Niemiecki koncern Bosch pracuje nad superszybkim testem na koronawirusa. Wynik ma być znany już po 2,5 godziny. Testy mają trafić na rynek już w kwietniu.

Niemieckie media piszą o rewolucji w dobie kryzysu wywołanego przez pandemię koronawirusa.

Koncern Bosch od lutego pracuje nad szybkim testem do wykrywania koronawirusa. Na rynek ma trafić od przyszłego miesiąca.

Sensacją jest fakt, że obecnie na wyniki badań czeka się kilkadziesiąt godzin, test Boscha ma dać wynik już po 2,5 godziny.

Według przedstawicieli Bosch, przeprowadzono już próby w laboratoriach, który badają w wirus Sars-CoV2. Nowe testy dają odpowiedź na pytaniem, czy dana osoba jest zarażona, z 95-procentową pewnością.

Im więcej testów tym lepiej

Szef Światowej Organizacji Zdrowia apelował o przeprowadzanie jak największej liczby badań osób z podejrzeniem zakażenia koronawirusem.

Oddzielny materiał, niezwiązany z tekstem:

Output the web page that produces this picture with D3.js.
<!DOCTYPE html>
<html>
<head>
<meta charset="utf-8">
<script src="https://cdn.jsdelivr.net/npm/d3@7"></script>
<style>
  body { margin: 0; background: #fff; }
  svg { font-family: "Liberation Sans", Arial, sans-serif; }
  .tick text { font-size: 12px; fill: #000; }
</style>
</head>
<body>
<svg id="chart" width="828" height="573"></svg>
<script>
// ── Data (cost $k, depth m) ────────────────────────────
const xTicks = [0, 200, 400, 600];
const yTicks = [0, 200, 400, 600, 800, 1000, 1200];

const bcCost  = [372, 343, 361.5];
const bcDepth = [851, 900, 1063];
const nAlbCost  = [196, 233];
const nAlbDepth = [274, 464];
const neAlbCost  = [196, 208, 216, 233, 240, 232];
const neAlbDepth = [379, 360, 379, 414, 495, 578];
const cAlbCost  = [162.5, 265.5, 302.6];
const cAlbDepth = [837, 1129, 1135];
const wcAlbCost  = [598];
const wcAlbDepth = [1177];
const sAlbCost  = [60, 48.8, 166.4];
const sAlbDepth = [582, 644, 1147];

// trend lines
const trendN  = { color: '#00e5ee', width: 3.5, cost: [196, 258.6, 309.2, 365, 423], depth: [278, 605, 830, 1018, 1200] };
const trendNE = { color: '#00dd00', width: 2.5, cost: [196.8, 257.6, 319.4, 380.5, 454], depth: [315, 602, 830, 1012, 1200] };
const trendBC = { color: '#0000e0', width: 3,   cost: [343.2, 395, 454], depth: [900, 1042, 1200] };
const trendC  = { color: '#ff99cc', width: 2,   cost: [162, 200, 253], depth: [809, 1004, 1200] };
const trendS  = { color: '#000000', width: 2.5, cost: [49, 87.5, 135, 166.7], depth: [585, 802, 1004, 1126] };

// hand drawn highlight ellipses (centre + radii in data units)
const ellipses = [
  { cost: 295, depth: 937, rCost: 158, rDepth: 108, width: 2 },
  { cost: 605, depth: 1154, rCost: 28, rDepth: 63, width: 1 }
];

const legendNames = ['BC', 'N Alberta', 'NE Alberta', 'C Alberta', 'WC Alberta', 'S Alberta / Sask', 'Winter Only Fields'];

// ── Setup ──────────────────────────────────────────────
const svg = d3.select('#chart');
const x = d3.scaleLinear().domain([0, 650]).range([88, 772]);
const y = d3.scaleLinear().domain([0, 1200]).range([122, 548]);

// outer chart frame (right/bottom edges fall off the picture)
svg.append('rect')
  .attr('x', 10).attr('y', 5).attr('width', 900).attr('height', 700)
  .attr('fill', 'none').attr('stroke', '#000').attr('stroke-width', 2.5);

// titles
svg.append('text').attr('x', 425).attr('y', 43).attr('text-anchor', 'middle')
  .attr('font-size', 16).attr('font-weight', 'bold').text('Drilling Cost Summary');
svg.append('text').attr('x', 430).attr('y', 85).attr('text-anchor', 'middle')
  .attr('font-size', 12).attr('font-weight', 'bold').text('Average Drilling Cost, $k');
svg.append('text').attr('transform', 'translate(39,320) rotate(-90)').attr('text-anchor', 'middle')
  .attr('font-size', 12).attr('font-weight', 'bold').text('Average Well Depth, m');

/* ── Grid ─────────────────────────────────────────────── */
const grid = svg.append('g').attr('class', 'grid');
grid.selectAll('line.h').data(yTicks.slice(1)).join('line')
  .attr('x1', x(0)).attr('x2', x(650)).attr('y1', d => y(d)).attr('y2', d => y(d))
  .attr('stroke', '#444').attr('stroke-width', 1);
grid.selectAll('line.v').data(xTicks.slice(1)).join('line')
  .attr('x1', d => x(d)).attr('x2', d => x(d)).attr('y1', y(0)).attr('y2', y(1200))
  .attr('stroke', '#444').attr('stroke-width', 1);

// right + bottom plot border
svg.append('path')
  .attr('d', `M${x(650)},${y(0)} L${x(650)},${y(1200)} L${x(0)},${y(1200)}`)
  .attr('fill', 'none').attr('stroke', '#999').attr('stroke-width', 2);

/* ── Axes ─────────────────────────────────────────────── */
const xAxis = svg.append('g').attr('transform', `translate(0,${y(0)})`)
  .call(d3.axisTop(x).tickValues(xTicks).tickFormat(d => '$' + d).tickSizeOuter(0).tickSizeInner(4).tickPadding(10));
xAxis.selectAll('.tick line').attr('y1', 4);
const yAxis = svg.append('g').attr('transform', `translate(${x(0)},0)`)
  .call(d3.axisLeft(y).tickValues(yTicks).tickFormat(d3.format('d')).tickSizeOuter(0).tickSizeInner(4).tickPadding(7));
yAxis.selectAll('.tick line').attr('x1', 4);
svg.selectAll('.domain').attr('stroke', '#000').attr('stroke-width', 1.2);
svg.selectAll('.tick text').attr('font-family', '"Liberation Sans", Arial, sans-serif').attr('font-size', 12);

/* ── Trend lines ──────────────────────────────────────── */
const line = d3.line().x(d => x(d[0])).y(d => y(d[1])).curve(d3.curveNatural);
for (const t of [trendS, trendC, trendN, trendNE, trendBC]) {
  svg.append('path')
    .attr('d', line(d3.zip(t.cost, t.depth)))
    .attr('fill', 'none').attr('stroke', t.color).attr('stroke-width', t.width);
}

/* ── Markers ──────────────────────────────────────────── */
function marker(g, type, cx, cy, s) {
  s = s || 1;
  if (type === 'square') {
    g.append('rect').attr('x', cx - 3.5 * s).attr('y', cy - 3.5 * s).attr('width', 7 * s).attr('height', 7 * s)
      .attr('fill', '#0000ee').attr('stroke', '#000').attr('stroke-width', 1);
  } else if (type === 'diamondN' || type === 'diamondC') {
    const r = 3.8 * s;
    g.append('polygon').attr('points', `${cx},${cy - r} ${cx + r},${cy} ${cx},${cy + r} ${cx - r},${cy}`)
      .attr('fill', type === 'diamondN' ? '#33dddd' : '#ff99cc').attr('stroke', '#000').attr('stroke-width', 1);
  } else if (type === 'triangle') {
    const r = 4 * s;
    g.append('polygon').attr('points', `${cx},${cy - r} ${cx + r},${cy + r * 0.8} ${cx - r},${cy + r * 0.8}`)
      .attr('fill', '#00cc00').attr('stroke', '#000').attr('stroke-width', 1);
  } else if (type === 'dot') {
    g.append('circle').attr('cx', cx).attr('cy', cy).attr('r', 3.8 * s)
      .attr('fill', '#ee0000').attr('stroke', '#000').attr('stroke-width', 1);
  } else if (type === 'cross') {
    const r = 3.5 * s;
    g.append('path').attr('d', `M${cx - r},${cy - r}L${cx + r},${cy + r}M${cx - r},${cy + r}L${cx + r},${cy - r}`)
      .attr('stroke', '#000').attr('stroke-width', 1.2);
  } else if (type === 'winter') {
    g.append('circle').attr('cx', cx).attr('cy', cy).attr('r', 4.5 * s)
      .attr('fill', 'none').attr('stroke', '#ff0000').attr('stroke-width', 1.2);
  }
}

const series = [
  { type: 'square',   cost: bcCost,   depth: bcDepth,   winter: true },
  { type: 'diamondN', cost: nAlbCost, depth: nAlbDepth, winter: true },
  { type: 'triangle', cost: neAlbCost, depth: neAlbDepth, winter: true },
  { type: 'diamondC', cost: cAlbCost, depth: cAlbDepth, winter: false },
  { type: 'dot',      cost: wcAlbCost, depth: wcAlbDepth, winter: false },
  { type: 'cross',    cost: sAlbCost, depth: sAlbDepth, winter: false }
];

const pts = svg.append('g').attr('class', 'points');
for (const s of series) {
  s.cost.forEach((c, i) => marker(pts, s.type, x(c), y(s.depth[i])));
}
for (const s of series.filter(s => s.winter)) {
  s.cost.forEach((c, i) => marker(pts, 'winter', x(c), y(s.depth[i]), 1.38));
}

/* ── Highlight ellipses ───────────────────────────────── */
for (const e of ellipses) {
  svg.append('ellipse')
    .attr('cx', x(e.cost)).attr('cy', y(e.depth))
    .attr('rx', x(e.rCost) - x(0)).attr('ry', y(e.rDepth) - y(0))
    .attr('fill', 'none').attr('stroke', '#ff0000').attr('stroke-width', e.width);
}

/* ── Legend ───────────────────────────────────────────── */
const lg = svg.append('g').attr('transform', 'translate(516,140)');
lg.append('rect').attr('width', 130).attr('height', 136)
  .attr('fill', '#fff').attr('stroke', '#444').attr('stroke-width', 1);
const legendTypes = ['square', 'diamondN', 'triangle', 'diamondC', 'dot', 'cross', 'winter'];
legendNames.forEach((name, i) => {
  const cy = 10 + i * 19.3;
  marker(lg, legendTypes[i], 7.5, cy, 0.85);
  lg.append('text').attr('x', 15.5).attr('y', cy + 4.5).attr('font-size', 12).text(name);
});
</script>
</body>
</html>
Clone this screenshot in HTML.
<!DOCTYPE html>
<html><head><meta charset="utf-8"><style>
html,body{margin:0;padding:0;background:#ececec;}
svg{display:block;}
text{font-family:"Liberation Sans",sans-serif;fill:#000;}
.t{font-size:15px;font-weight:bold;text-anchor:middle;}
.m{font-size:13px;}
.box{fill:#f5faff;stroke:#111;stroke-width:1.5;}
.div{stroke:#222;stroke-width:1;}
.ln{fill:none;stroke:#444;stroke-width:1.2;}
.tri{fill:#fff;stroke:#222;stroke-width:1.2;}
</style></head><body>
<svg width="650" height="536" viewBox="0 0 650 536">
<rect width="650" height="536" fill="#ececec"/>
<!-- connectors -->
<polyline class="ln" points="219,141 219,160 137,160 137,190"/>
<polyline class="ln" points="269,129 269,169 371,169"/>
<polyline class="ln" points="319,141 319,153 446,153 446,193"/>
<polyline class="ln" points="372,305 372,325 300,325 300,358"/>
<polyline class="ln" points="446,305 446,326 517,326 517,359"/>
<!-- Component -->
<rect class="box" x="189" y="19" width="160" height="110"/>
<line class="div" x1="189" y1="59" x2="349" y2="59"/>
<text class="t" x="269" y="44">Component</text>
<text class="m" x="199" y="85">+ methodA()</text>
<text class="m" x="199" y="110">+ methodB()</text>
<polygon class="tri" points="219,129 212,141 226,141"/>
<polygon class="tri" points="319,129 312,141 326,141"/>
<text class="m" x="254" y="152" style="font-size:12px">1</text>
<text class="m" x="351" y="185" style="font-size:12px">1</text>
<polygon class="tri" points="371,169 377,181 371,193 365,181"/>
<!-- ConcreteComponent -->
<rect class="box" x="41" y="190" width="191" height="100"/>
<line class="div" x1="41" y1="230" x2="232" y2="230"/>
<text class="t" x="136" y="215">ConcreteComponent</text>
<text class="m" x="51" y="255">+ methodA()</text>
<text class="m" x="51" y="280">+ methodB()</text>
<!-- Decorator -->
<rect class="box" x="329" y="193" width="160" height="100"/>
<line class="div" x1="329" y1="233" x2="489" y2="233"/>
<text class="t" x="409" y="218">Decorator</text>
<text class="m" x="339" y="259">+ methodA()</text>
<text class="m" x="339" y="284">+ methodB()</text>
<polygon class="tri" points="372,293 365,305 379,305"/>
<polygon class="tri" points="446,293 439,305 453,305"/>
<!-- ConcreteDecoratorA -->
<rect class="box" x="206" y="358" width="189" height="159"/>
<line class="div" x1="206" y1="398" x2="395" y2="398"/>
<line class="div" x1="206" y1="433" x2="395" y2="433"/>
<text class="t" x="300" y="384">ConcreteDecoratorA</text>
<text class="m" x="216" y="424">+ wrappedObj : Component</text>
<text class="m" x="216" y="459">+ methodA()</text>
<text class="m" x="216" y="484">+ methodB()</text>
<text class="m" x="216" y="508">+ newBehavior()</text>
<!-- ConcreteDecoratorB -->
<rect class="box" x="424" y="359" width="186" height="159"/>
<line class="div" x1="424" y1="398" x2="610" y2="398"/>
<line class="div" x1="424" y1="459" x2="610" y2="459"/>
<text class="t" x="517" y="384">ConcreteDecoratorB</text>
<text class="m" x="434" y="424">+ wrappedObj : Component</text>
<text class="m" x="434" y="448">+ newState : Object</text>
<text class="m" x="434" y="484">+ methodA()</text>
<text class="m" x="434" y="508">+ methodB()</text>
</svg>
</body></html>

Państwa nie są wystarczająco stanowcze, jeśli chodzi o testy, izolację przypadków oraz śledzenie kontaktów, które są podstawą walki z koronawirusem. Mamy prostą wiadomość do wszystkich krajów - testy, testy, testy. Sprawdzajmy wszystkie podejrzane przypadki. Jeśli test okaże się pozytywny, trzeba odizolować te osoby i dowiedzieć się, z kim miały bliski kontakt w ciągu dwóch dni przed ujawnieniem objawów i wtedy trzeba przebadać także te osoby - powiedział kilka dni temu Tedros Adhanom Ghebreyesus, szef WHO.

W środę po południu Ministerstwo Zdrowia podało, że w ciągu doby wykonano w Polsce wykonano 3,3 tys. testów.